Il primo virus per personal computer, realizzato per attaccare un Apple II con sistema operativo Apple DOS 3.3, è Elk Cloner, scritto nel 1982 dal quindicenne Rich Skrenta: si tratta di un boot-virus, in grado di infettare il settore di boot dei floppy e visualizzare immagini e testo lampeggiante.
Elk Cloner
Skrenta, oggi consulente informatico, crea il virus più che altro per divertirsi alle spalle dei propri amici, soliti scambiarsi software pirata su dischetti. Lo stesso non genera particolari effetti collaterali, visto che il messaggio può essere semplicemente ignorato.
A stretto giro, l’11 novembre del 1983, Fred Cohen, studente dell’Università della California del Sud, realizza a scopo didattico un agente software in grado di auto replicarsi, prendendo il controllo dei personal computer in meno di un’ora e propagandosi tramite floppy disk. In realtà, il lavoro di Cohen ha origine dallo studio di un progetto di ricerca di un’altra università americana che, sulla carta, era riuscita a definire un algoritmo autoreplicante in grado di cedere il controllo del sistema ad un malintenzionato: nasce il primo trojan.
Proprio a Cohen si deve la formalizzazione del termine “computer virus”, avvenuta nel 1984 nella sintesi della sua ricerca “Experiments with Computer Viruses”, in cui Leonard Adleman viene indicato come colui che ha associato per primo tale termine al mondo informatico.
Fred Cohen
L’obiettivo, dichiarato, di Cohen è quello di sensibilizzare la comunità sui problemi di sicurezza legati a codici malevoli, evidenziando che, al tempo, non esistevano soluzioni in grado di difendere gli utenti da essi.

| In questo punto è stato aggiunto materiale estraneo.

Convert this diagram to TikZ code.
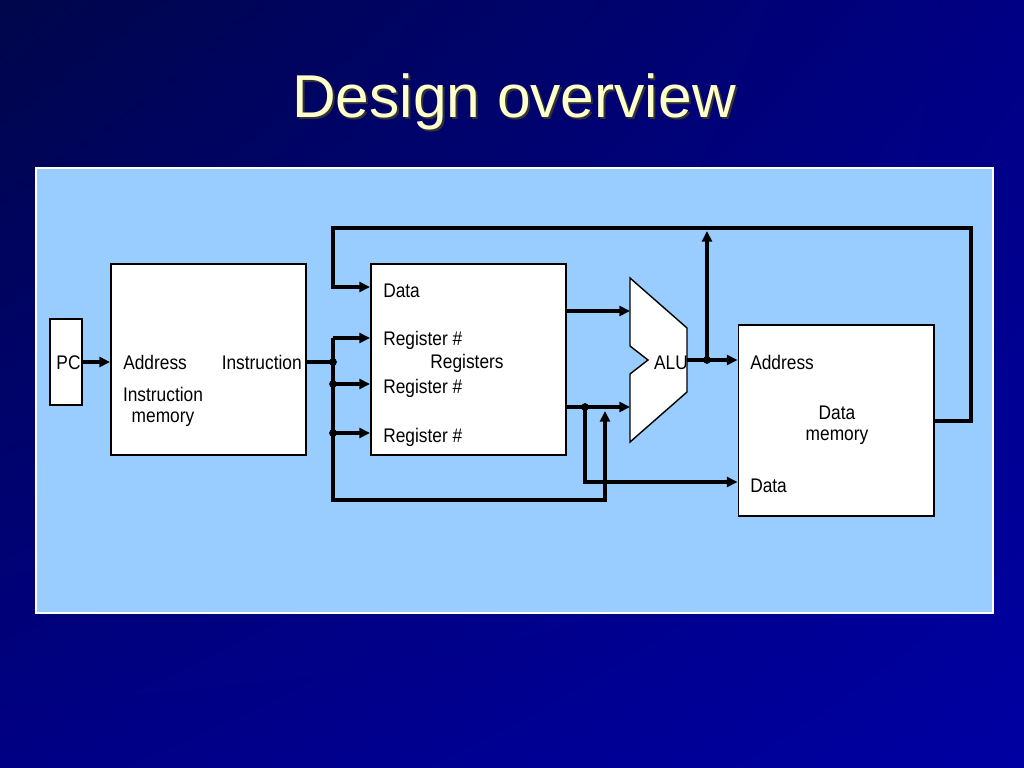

Nel giro di un biennio le cose cambiano rapidamente e insieme ai primi trojan, nelle BBS viene stilata la famosa “Dirty Dozen List” (la lista dei 12 trojan più pericolosi) tra cui troviamo il mitico “EGABTR” che, camuffato da utility per migliorare la qualità delle schede EGA, cancella l’intero file system stampando sullo schermo: “Arf! Arf! Got you!”.
Il 1985 vede la fondazione dell’inglese Sophos e la nascita del suo primo antivirus, giusto in tempo per partecipare alla battaglia dell’anno seguente atta a debellare i nuovi focali di infezione per il mondo DOS, trainati da Brain, ufficialmente il primo virus “di massa” per il sistema operativo di Microsoft. Il virus, scritto dai fratelli pakistani Farooq Alvi, infetta il settore di avvio dei floppy cambiandone il nome dell’unità in “(c) Braian” ed è il primo ad utilizzare tecniche di occultamento (stealth) per nascondere la propria presenza.
Boot sector di un disco infettato da Brain
La cosa da evidenziare è che la tipologia dei virus muta costantemente: nell’86 arriva Virdem, creato da Ralph Burger, e anche se sostanzialmente innocuo, è il primo agente virale “non residente” in grado di sovrascriveva la prima parte del programma e appendere il suo codice originale al file eseguibile.
Nel 1988 è la volta della prima infezione di massa, dovuta al virus (o meglio, troian-horse) Ping-Pong, sempre per il DOS e scoperto da ricercatori italiani dell’Università di Torino: il suo effetto è quello di far comparire una fastidiosa pallina a video che rimbalza sui bordi.
Gli anni ‘80 si chiudono con il terribile Datacrime che tra il 13 ottobre e il 31 dicembre del ‘99 fa dei veri e propri disastri. Infatti il virus formatta a basso livello le prime nove tracce del disco rigido e mostra a video un ridicolo messaggio di versioning: “Datacrime virus released: 1 March 1989”.